• _TASK DIRECTIONS_: Extract every line of the material that holds the string "this".

• _RAW DATA_:
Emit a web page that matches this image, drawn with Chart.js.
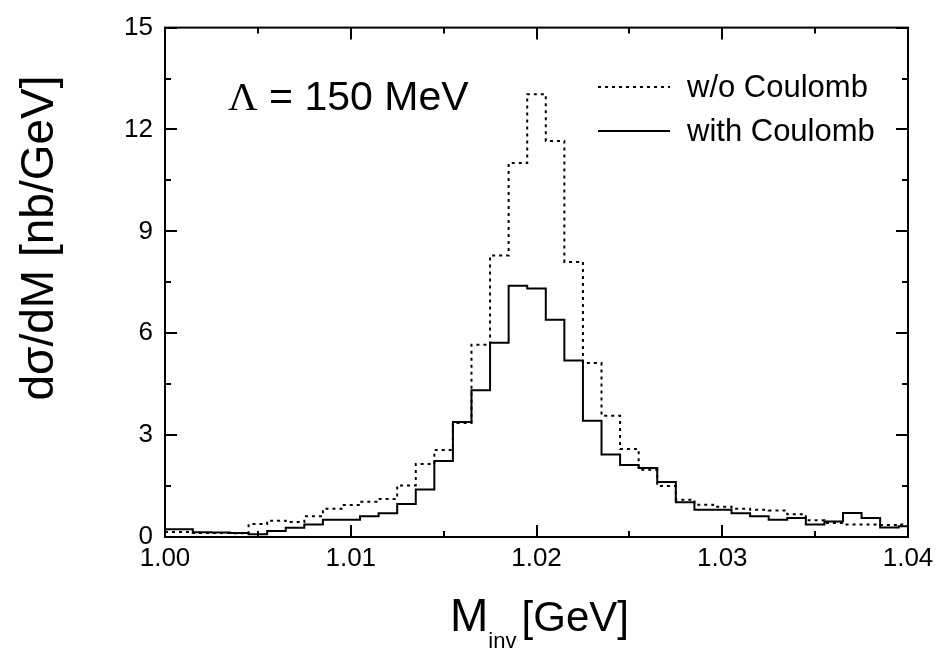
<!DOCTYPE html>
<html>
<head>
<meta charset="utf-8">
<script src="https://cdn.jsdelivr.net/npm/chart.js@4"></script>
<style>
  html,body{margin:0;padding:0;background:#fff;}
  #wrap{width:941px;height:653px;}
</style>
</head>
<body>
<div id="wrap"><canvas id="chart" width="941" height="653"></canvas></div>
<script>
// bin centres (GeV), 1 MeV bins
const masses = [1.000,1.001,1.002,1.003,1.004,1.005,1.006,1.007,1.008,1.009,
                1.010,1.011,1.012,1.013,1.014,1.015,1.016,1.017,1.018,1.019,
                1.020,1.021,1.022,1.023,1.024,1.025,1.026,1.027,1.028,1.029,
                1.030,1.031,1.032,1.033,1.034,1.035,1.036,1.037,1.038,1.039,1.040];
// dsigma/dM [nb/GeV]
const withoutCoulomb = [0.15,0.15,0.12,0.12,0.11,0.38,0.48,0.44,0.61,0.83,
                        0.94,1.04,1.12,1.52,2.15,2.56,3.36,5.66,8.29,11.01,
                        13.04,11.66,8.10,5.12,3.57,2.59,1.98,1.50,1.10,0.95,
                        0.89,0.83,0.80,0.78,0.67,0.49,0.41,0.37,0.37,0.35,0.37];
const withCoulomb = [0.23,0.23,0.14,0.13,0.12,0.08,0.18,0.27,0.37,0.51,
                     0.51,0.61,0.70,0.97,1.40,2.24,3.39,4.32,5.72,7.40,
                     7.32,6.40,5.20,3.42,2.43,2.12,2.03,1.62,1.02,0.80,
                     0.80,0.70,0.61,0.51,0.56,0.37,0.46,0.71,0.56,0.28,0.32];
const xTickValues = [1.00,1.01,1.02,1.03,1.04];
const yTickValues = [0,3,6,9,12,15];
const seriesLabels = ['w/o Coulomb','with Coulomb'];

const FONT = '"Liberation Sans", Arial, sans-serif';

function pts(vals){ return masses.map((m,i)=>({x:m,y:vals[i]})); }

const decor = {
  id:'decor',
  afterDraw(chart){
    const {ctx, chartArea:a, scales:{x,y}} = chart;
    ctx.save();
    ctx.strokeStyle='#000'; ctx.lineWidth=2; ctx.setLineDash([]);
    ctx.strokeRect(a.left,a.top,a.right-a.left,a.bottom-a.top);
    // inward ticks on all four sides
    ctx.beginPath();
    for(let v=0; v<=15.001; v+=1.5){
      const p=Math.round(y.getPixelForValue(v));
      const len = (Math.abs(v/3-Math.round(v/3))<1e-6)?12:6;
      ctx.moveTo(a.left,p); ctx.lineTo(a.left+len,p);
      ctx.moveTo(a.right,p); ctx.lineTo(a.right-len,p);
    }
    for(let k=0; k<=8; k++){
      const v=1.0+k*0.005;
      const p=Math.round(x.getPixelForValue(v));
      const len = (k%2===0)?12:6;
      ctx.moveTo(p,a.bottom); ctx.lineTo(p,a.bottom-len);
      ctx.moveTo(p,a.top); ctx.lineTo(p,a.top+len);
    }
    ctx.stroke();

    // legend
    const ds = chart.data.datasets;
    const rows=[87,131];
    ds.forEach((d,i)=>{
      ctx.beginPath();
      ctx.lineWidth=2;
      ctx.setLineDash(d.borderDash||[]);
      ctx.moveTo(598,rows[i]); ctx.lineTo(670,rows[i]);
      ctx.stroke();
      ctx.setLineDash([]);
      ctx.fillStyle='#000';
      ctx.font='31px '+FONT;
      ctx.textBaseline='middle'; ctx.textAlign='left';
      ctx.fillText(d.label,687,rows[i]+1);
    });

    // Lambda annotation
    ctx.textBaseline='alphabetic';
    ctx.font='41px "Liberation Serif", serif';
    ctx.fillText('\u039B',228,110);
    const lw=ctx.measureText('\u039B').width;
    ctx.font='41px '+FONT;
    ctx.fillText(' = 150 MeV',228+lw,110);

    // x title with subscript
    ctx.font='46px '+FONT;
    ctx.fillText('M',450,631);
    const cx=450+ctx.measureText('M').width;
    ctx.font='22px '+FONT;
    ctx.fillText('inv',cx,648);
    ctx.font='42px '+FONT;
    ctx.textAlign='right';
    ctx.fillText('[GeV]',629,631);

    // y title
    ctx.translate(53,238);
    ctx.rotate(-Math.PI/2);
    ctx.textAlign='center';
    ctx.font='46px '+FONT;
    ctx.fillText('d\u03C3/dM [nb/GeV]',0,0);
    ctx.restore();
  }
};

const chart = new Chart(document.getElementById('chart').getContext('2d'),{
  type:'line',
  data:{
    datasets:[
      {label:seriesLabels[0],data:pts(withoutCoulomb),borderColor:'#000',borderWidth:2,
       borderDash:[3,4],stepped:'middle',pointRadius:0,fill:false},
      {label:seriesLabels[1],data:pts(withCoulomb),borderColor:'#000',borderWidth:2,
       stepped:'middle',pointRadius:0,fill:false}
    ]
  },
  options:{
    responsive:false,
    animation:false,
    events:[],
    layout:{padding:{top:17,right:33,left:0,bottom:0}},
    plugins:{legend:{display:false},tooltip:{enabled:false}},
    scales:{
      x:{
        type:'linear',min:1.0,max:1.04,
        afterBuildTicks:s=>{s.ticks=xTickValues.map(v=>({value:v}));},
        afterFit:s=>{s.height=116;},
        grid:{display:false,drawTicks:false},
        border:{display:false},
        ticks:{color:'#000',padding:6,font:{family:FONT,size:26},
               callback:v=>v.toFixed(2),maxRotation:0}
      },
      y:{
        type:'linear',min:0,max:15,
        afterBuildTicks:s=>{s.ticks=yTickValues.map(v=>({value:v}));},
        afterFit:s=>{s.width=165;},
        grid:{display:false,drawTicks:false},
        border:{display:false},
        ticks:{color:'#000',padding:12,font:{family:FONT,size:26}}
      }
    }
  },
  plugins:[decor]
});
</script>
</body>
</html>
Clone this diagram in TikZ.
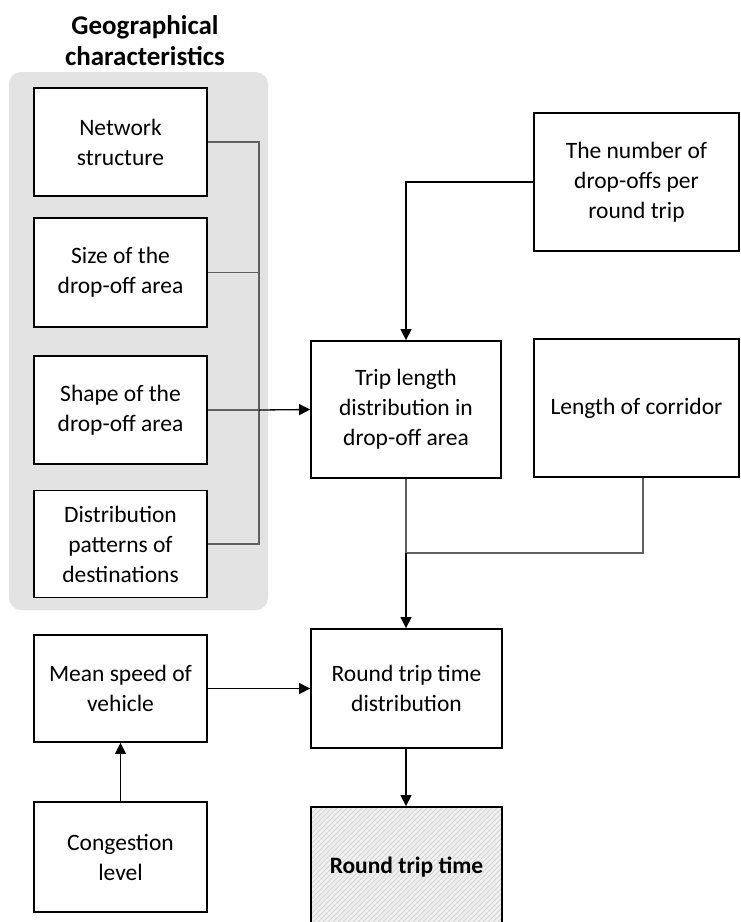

...

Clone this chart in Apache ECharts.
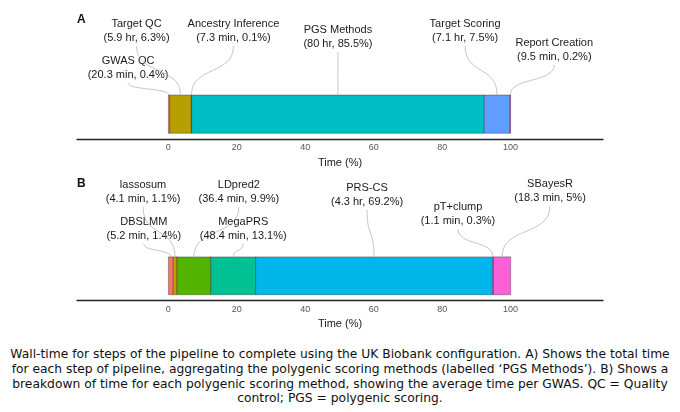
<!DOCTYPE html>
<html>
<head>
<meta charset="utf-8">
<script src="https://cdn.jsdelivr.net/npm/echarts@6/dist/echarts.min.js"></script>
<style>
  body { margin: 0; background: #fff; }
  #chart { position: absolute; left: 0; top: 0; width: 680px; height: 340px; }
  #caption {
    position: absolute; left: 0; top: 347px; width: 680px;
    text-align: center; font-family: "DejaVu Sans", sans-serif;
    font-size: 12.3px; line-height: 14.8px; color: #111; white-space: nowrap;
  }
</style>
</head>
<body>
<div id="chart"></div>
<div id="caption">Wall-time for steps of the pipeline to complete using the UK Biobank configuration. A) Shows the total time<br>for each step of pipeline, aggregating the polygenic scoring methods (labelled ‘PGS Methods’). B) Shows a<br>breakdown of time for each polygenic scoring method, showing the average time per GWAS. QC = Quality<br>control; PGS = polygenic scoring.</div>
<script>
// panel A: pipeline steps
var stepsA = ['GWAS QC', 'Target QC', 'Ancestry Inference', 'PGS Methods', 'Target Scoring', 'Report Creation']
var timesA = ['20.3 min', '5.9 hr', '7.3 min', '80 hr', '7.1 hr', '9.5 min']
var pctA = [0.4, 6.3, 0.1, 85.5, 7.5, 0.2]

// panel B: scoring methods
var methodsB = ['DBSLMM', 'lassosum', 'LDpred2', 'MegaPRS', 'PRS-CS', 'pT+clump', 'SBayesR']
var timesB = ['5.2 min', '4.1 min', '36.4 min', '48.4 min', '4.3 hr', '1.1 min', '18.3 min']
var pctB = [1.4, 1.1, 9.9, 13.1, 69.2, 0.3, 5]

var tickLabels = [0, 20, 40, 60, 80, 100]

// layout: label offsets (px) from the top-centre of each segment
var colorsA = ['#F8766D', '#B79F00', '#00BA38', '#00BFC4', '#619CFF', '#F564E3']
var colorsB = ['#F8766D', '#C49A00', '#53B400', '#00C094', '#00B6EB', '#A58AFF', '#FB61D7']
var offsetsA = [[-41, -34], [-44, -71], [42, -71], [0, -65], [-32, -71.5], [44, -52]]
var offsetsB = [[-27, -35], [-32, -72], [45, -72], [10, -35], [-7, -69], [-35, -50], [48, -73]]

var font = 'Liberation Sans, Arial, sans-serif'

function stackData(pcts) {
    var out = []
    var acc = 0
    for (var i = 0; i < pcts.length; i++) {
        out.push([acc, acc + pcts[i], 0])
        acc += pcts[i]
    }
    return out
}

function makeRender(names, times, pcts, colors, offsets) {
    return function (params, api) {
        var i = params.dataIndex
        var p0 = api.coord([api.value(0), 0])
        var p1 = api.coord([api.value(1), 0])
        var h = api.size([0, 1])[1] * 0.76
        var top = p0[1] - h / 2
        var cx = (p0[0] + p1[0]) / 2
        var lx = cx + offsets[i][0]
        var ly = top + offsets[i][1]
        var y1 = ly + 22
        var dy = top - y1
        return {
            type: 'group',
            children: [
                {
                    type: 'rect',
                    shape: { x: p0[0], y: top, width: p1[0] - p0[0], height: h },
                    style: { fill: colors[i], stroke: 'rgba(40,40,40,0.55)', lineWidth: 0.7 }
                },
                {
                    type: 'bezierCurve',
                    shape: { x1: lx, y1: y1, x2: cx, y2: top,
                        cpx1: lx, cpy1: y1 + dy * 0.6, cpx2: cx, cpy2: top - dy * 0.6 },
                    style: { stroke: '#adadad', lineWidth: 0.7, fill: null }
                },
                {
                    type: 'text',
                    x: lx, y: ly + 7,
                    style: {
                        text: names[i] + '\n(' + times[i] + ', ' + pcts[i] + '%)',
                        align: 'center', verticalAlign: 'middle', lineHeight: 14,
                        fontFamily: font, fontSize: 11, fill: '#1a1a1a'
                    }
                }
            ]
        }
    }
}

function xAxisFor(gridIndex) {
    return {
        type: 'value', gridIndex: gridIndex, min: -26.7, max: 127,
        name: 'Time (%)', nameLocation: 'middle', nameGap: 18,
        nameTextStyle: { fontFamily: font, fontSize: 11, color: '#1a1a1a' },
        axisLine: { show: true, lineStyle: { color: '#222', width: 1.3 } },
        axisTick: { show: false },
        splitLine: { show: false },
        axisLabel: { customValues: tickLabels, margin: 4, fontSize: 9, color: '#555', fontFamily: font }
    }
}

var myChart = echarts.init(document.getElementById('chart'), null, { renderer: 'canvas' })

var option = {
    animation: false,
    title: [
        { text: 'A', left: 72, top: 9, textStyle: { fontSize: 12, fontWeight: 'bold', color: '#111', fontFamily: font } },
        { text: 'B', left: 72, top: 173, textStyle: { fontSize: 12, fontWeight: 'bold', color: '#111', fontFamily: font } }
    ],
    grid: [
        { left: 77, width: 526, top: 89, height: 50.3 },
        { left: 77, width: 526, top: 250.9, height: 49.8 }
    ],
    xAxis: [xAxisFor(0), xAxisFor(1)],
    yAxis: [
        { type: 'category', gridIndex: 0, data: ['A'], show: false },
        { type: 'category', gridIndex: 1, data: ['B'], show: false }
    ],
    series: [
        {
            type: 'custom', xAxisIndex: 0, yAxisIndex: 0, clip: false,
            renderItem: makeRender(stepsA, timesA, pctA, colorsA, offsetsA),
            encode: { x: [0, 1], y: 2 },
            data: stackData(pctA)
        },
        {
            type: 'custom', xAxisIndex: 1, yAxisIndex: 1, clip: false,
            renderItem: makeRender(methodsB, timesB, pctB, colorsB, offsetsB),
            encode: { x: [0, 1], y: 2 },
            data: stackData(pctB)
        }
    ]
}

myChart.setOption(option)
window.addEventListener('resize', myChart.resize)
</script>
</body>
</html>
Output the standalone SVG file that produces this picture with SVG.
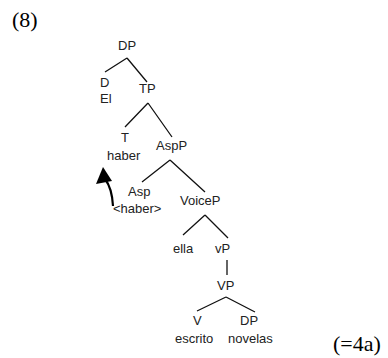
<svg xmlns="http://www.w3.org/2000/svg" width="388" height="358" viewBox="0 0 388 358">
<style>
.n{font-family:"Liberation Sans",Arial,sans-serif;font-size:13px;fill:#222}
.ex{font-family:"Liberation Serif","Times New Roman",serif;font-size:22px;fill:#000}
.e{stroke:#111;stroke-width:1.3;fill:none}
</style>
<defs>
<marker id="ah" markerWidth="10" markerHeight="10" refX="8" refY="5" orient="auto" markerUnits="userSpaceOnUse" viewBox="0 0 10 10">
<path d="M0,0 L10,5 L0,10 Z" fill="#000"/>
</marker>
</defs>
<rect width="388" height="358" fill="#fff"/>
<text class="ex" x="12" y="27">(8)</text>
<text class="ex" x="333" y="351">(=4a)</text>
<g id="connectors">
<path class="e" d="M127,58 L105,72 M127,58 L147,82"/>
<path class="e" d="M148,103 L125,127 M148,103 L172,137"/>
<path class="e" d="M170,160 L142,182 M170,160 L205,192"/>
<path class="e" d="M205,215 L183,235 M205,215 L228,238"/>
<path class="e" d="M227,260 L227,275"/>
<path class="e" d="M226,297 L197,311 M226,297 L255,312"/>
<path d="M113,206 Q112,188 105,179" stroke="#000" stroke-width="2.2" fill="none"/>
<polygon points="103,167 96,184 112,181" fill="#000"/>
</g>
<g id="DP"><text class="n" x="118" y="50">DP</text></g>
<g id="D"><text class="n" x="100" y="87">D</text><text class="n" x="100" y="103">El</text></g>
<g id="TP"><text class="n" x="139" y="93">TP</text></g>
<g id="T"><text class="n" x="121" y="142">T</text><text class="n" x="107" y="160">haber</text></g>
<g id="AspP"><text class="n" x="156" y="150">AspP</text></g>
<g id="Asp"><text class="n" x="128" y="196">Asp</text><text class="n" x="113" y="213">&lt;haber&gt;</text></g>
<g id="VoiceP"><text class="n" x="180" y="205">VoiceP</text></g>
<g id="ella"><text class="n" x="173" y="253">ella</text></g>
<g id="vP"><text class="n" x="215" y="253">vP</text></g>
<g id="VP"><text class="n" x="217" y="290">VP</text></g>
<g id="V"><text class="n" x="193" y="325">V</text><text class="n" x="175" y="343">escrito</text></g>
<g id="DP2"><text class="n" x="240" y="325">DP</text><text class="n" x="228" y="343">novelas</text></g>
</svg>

• _EXERCISE RESPONSE_:
Emit a web page that matches this image, drawn with Chart.js.
Clone this diagram in TikZ.
Clone this chart in Apache ECharts.
Output the standalone SVG file that produces this picture with SVG.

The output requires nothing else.